Questo libro di Simona Vinci è uno di quelli che non avevo desiderio di leggere e che poi mi ha conquistato. Come? Così, per caso. Mi serviva un testo breve che mi “ripulisse” dalla lettura che stavo facendo e questo stava nella mia libreria. E per incanto mi sono trovato nella scrittura densa, ma affilata, di Simona Vinci. Parla, mia paura è la storia di depressione dell’autrice, ma non solo. L’autobiografia di questa parte della sua vita serve da specchio per amplificare la condizione che molti vivono. Ma ciò che più è incisivo nel libro è come l’anima messa a nudo dall’autrice permetta di affrontare l’argomento senza sensi di colpa. Se l’inizio riguarda le crisi di panico e t’inchioda subito alla pagina, la parte che più ho apprezzato è quella che riguarda la depressione post-partum. La franchezza con cui si afferma la dipendenza, non sempre positiva, che la maternità genera in ogni madre verso il proprio figlio è qualcosa che non dubito aiuterà molte donne che la leggeranno. Niente sensi di colpa, ma una certezza: la paura che a tuo figlio possa accadere qualcosa ti accompagnerà per sempre.

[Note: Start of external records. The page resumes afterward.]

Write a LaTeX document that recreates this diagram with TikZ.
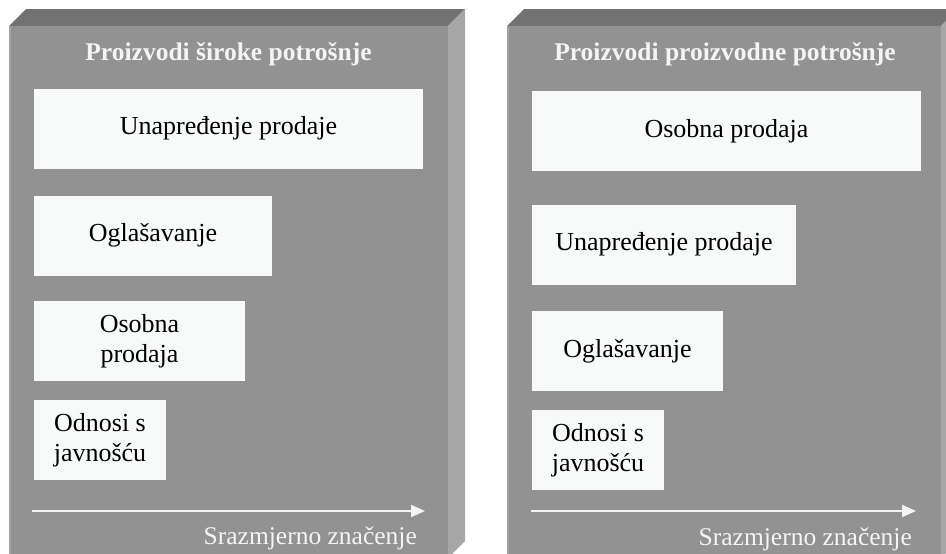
\documentclass[tikz,border=0pt]{standalone}
\usepackage{fontspec}
\setmainfont{Liberation Serif}
\usetikzlibrary{arrows.meta}
\definecolor{frontf}{HTML}{929292}
\definecolor{topf}{HTML}{727272}
\definecolor{sidef}{HTML}{A7A7A7}
\definecolor{boxf}{HTML}{F8F9F9}
\definecolor{lite}{HTML}{F4F4F4}
\definecolor{edgef}{HTML}{A2A2A2}
\begin{document}
\begin{tikzpicture}[x=1pt,y=-1pt,
  box/.style={fill=boxf, inner sep=0pt, align=center, text=black,
    font=\fontsize{26}{30}\selectfont, minimum height=80pt},
  ttl/.style={text=lite, font=\bfseries\fontsize{25.5}{30}\selectfont, anchor=base, inner sep=0pt},
  lbl/.style={text=lite, font=\fontsize{25.5}{30}\selectfont, anchor=base east, inner sep=0pt},
  axis/.style={draw=lite, line width=2pt, -{Triangle[length=14pt,width=12pt]}}]
\useasboundingbox (0,0) rectangle (946,554);
\clip (0,0) rectangle (946,554);
% left panel
\fill[topf] (9,26) -- (26,9) -- (465,9) -- (448,26) -- cycle;
\fill[sidef] (448,26) -- (465,9) -- (465,541) -- (448,558) -- cycle;
\fill[frontf] (9,26) rectangle (448,560);
\draw[edgef, line width=1.5pt] (9.75,26) -- (9.75,560);
% right panel
\fill[topf] (507,26) -- (524,9) -- (958,9) -- (941,26) -- cycle;
\fill[sidef] (941,26) -- (958,9) -- (958,541) -- (941,558) -- cycle;
\fill[frontf] (507,26) rectangle (941,560);
\draw[edgef, line width=1.5pt] (507.75,26) -- (507.75,560);
% titles
\node[ttl] (t1) at (228.5,60) {Proizvodi široke potrošnje};
\node[ttl] (t2) at (725,60) {Proizvodi proizvodne potrošnje};
% left boxes
\node[box, minimum width=389pt] (l1) at (228.5,128.5) {Unapređenje prodaje};
\node[box, minimum width=238pt] (l2) at (153,235.5) {Oglašavanje};
\node[box, minimum width=211pt] (l3) at (139.5,341) {Osobna\\prodaja};
\node[box, minimum width=132pt] (l4) at (100,440) {Odnosi s\\javnošću};
% right boxes
\node[box, minimum width=389pt] (r1) at (726.5,131) {Osobna prodaja};
\node[box, minimum width=264pt] (r2) at (664,244.5) {Unapređenje prodaje};
\node[box, minimum width=191pt] (r3) at (627.5,351) {Oglašavanje};
\node[box, minimum width=132pt] (r4) at (598,450) {Odnosi s\\javnošću};
% axes
\coordinate (la0) at (32,511);
\coordinate (la1) at (425,511);
\coordinate (ra0) at (531,511);
\coordinate (ra1) at (916,511);
\draw[axis] (la0) -- (la1);
\draw[axis] (ra0) -- (ra1);
\node[lbl] (s1) at (417,544) {Srazmjerno značenje};
\node[lbl] (s2) at (912,545) {Srazmjerno značenje};
\end{tikzpicture}
\end{document}
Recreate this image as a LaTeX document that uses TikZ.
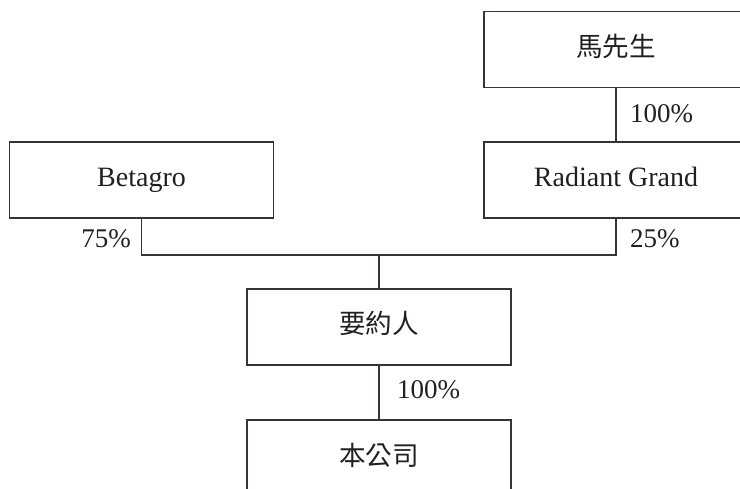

Mi è stato inevitabile fare dei confronti con altri libri che parlano della depressione. In particolare con Gli All Blacks non piangono mai del rugbista John Kirwan che ho molto apprezzato, ma che manca di un elemento che c’è in Parla mia paura: la scrittura d’autore. Simona Vinci scrive da dio e il fatto che all’inizio della lettura l’ho trovata antipatica, per innamorarmene poi alla fine, lo testimonia. Spesso la scrittura di testimonianza è considerata sufficiente a traghettare i messaggi. In realtà, una bella scrittura, di quelle che ti catturano e ti fanno sentire tra le carni dello scrittore riesce a trasmetterti cose indicibili pur usando le parole. E’ questo il vero miracolo che compiono gli scrittori.
Consigliato a chi soffre di disturbi dell’umore, ai loro parenti e amici, e agli operatori del settore.